▸ Information supplied
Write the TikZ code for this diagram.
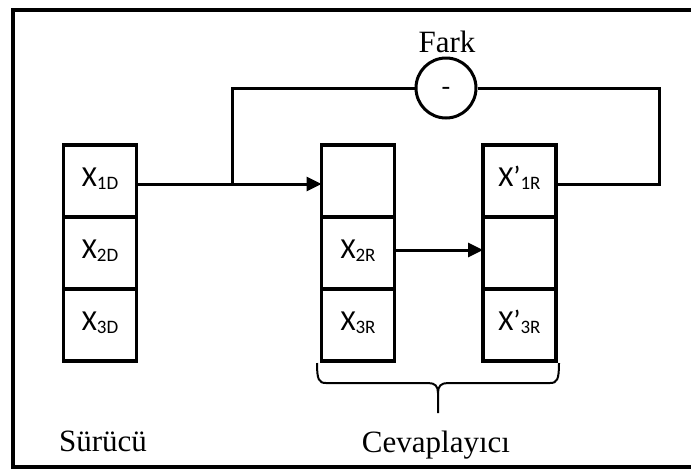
\documentclass[tikz,border=0pt]{standalone}
\usepackage{fontspec}
\setmainfont{Liberation Serif}
\newfontfamily\calib{Carlito}
\usetikzlibrary{arrows.meta}
\newcommand{\lbl}[2]{{\calib\fontsize{29}{29}\selectfont #1\raisebox{-3pt}{\fontsize{19}{19}\selectfont #2}}}
\tikzset{
  cell/.style={draw, line width=3.4pt, minimum width=73pt, minimum height=72pt, inner sep=0pt, outer sep=0pt, text height=18pt, text depth=8pt},
  conn/.style={line width=3pt},
  arr/.style={conn, -{Triangle[length=15pt,width=14pt]}},
  serif/.style={font=\fontsize{31}{31}\selectfont, inner sep=0pt}
}
\begin{document}
\begin{tikzpicture}[x=1pt,y=-1pt]
\useasboundingbox (0,0) rectangle (691,469);
% frame
\draw[line width=3.8pt] (695,10) -| (13,467) -- (695,467);
% driver column
\node[cell] (d1) at (100,181) {\lbl{X}{1D}};
\node[cell] (d2) at (100,253) {\lbl{X}{2D}};
\node[cell] (d3) at (100,325) {\lbl{X}{3D}};
% responder column 1
\node[cell] (r1) at (358,181) {};
\node[cell] (r2) at (358,253) {\lbl{X}{2R}};
\node[cell] (r3) at (358,325) {\lbl{X}{3R}};
% responder column 2
\node[cell] (s1) at (519.5,181) {\lbl{X’}{1R}};
\node[cell] (s2) at (519.5,253) {};
\node[cell] (s3) at (519.5,325) {\lbl{X’}{3R}};
% difference circle
\node[draw, circle, line width=3pt, minimum size=60pt, inner sep=0pt] (c) at (446,88) {};
\node[font=\fontsize{26}{26}\selectfont, inner sep=0pt] (minus) at (446,91) {-};
\node[serif, anchor=base] (fark) at (447,52) {Fark};
% connectors
\coordinate (br) at (232,184);
\coordinate (tl) at (232,88);
\coordinate (tr) at (659,88);
\coordinate (rr) at (659,184);
\draw[arr] (d1.east |- br) -- (r1.west |- br);
\draw[conn] (br) -- (tl) -- (c.west);
\draw[conn] (c.east) -- (tr) -- (rr) -- (s1.east |- rr);
\draw[arr] (r2.east) ++(0,-3) -- (s2.west |- 0,250);
% brace
\coordinate (bl) at (317,363);
\coordinate (bt) at (438,413);
\coordinate (bre) at (559,363);
\draw[line width=2pt] (bl) .. controls (317,380) and (319,383) .. (326,383) -- (428,383)
  .. controls (435,383) and (438,386) .. (438,393) -- (bt);
\draw[line width=2pt] (bre) .. controls (559,380) and (557,383) .. (550,383) -- (448,383)
  .. controls (441,383) and (438,386) .. (438,393);
% labels
\node[serif, anchor=base] (sur) at (103,451) {Sürücü};
\node[serif, anchor=base] (cev) at (436,452) {Cevaplayıcı};
\end{tikzpicture}
\end{document}
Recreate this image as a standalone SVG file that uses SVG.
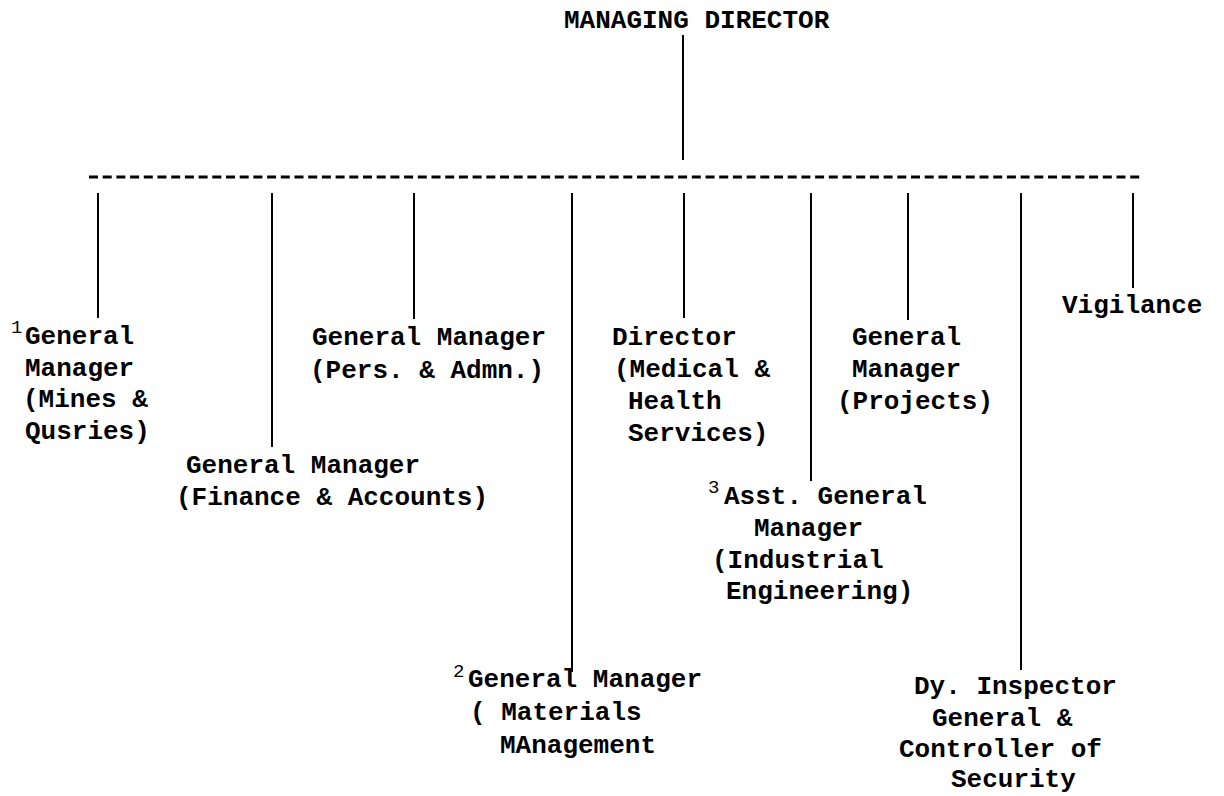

▸ Problem requirements
Select from the material above each line in which the string "standalone" appears, and list those lines.

▸ Written reply
\documentclass[tikz,border=0pt]{standalone}
Recreate this image as a standalone SVG file that uses SVG.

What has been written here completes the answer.